Instructions for the task —
What is the number of lines in the data holding the word "this"? Give that number by itself.

Data shown —
>> START
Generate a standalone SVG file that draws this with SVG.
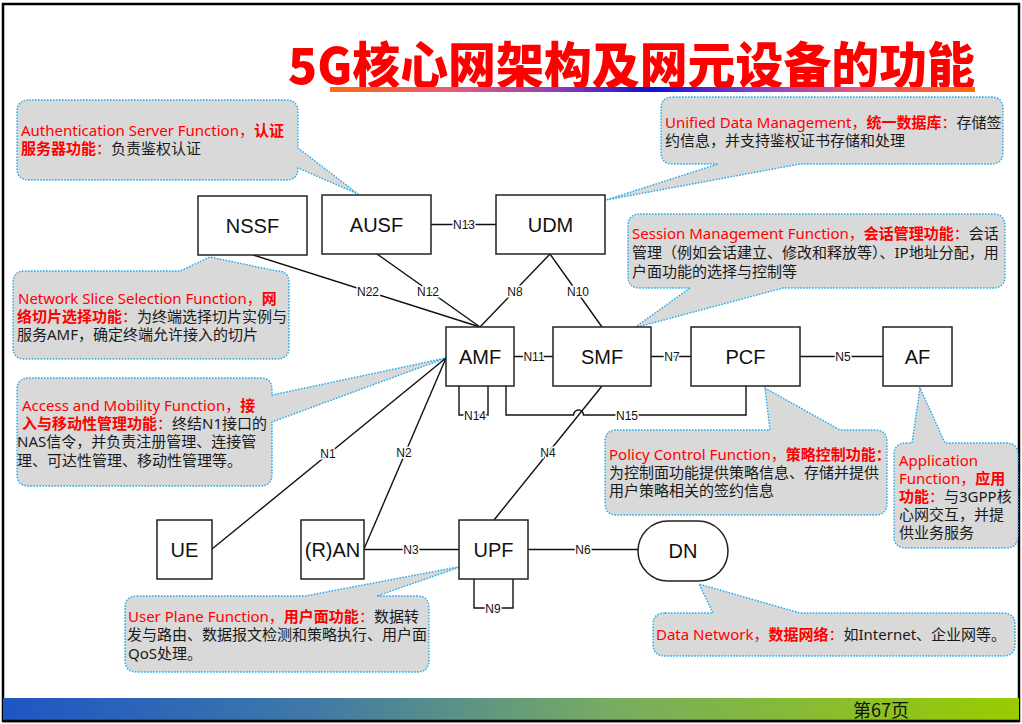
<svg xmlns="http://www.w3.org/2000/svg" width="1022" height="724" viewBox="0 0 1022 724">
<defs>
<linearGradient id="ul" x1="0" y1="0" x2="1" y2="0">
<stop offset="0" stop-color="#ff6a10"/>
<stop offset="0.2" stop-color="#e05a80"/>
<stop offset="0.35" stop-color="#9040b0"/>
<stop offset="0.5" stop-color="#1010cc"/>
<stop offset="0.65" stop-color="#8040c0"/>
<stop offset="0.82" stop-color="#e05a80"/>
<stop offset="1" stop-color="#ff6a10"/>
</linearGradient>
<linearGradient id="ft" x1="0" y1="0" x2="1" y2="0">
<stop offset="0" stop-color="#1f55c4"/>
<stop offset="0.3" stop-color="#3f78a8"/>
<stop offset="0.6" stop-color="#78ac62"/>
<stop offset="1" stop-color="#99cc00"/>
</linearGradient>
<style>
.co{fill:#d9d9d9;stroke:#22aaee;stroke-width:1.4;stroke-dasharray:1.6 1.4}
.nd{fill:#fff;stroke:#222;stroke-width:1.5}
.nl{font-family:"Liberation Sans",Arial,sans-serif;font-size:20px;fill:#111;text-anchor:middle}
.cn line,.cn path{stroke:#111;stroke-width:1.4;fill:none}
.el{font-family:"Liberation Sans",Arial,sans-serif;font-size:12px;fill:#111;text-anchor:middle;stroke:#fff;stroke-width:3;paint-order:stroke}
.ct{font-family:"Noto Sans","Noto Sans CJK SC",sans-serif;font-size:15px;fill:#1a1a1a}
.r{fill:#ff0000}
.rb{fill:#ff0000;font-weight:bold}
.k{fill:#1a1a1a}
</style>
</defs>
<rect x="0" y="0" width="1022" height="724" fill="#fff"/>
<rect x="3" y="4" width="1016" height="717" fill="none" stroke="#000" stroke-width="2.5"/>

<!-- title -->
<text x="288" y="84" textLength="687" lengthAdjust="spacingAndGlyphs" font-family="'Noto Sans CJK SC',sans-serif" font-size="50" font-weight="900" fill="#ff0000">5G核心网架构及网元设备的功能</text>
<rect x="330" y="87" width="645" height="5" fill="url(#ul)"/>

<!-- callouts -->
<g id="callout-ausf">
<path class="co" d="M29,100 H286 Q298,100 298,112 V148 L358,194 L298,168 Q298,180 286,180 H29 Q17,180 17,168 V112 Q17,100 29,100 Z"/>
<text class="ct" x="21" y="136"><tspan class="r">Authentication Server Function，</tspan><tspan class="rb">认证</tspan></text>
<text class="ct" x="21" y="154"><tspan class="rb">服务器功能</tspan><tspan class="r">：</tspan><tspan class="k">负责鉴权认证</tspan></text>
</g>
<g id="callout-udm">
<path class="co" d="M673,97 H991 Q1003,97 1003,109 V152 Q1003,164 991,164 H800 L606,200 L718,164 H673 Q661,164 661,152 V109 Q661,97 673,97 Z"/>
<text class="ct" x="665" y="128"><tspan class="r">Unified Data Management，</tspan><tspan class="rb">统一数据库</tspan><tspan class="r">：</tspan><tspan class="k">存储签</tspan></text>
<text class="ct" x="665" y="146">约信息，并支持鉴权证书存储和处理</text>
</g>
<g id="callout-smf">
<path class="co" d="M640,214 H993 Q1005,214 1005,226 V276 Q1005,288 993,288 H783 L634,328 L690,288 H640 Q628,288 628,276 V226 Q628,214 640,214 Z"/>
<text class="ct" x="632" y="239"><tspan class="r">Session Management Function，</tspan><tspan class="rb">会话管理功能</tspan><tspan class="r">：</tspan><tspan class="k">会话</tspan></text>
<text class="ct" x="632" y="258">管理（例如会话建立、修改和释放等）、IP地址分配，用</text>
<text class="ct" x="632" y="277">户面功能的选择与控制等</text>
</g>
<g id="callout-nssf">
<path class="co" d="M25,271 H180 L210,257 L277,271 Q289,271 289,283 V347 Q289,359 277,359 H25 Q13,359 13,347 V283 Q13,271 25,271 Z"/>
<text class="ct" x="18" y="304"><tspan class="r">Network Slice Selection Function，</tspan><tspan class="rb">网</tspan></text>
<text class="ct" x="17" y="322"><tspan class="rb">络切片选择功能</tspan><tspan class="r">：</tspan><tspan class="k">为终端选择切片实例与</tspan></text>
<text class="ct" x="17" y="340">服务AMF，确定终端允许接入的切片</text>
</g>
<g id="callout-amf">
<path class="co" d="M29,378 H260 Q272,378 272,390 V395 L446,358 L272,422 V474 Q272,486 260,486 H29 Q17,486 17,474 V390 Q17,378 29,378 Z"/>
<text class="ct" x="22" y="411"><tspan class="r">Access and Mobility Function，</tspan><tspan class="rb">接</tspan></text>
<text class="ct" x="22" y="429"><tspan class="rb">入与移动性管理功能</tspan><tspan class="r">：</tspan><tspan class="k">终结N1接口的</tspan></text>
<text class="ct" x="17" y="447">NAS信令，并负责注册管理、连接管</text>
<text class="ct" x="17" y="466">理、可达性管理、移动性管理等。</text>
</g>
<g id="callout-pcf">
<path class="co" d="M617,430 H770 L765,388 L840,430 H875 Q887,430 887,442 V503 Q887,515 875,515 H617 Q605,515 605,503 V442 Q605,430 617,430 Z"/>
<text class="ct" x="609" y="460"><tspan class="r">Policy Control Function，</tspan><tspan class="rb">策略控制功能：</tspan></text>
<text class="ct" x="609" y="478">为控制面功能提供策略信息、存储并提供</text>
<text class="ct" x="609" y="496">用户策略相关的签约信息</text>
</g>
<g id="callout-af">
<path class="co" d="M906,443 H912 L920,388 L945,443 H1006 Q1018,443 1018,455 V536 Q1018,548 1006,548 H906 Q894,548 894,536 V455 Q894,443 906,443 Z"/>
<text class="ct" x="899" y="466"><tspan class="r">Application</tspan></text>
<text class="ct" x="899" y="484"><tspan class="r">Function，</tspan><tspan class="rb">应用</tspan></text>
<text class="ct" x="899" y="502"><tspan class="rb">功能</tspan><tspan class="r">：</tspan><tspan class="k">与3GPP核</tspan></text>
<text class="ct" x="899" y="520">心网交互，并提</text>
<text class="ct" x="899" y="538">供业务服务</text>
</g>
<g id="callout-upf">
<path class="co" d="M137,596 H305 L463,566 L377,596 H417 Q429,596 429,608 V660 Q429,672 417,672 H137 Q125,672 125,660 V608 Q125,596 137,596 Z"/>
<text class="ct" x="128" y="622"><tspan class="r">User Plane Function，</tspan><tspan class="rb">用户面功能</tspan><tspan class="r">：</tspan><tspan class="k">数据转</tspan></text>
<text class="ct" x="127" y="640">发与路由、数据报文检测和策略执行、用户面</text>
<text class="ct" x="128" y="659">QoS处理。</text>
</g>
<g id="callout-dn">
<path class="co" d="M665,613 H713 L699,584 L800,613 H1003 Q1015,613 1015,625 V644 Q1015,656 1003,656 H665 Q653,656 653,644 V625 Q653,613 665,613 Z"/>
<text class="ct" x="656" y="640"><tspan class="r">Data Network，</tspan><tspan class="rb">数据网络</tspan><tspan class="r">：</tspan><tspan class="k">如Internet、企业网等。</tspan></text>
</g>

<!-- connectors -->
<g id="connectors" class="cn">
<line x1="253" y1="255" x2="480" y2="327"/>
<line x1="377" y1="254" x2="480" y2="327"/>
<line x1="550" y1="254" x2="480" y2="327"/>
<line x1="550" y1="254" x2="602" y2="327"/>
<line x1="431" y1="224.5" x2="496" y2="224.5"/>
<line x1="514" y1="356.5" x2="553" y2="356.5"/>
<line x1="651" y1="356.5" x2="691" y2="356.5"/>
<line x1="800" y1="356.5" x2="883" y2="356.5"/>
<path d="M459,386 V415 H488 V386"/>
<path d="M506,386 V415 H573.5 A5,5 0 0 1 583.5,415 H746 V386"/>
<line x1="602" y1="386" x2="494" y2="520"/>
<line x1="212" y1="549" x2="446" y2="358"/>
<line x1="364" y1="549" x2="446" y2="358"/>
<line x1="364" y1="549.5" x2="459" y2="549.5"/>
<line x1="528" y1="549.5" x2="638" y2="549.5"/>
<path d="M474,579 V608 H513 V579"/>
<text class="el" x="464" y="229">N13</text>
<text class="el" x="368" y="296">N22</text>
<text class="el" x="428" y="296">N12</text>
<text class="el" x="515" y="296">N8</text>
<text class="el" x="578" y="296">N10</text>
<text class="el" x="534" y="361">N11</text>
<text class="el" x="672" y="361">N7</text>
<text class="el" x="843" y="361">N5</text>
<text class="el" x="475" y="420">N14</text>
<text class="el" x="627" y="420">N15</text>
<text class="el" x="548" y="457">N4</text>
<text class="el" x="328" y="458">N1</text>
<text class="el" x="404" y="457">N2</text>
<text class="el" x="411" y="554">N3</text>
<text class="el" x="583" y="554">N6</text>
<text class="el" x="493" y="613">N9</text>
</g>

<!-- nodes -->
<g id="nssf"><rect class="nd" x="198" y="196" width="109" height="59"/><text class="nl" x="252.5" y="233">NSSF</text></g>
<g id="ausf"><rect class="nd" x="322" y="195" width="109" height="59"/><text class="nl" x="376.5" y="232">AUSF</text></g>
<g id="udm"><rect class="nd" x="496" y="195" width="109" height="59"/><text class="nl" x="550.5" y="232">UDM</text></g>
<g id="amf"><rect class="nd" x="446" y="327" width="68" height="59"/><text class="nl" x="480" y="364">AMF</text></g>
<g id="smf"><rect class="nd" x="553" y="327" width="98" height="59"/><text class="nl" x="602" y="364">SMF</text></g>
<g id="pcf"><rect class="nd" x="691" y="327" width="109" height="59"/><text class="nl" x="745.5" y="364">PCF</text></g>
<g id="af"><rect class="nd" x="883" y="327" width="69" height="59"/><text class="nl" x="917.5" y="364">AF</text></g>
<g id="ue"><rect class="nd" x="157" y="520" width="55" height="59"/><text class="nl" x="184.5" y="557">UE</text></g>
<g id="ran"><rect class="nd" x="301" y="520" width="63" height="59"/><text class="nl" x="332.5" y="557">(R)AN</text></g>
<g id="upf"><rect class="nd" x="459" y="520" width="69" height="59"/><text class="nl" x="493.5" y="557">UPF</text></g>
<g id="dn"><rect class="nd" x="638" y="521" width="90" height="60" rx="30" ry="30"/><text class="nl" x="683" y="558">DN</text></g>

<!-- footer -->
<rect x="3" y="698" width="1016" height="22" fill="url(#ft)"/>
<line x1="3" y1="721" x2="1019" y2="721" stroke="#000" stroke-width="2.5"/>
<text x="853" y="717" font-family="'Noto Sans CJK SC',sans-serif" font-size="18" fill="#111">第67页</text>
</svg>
>> END
>> START
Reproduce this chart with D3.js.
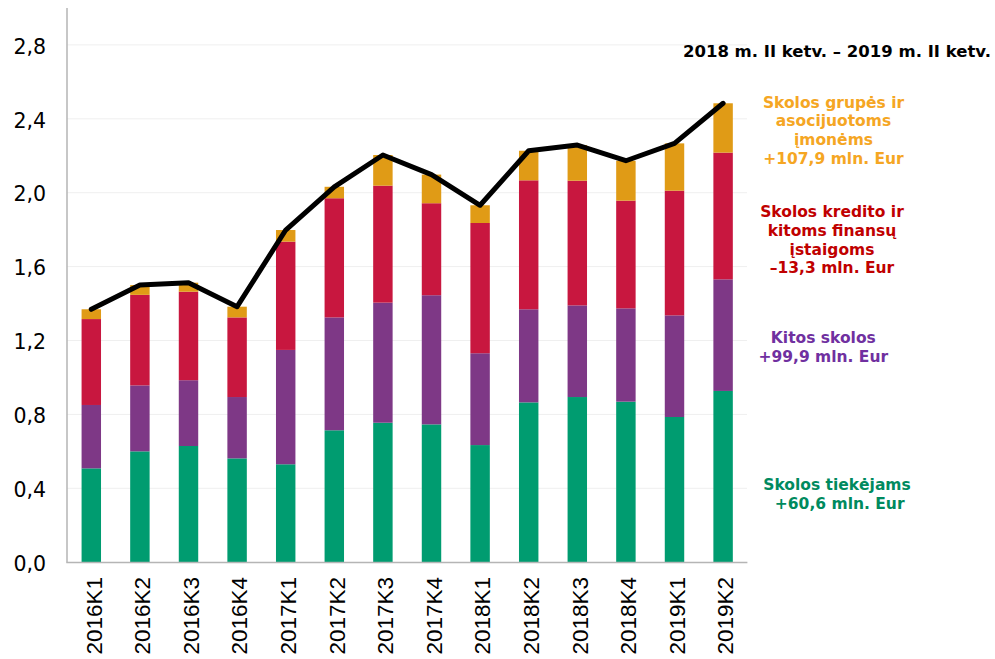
>> END
Written answer —
2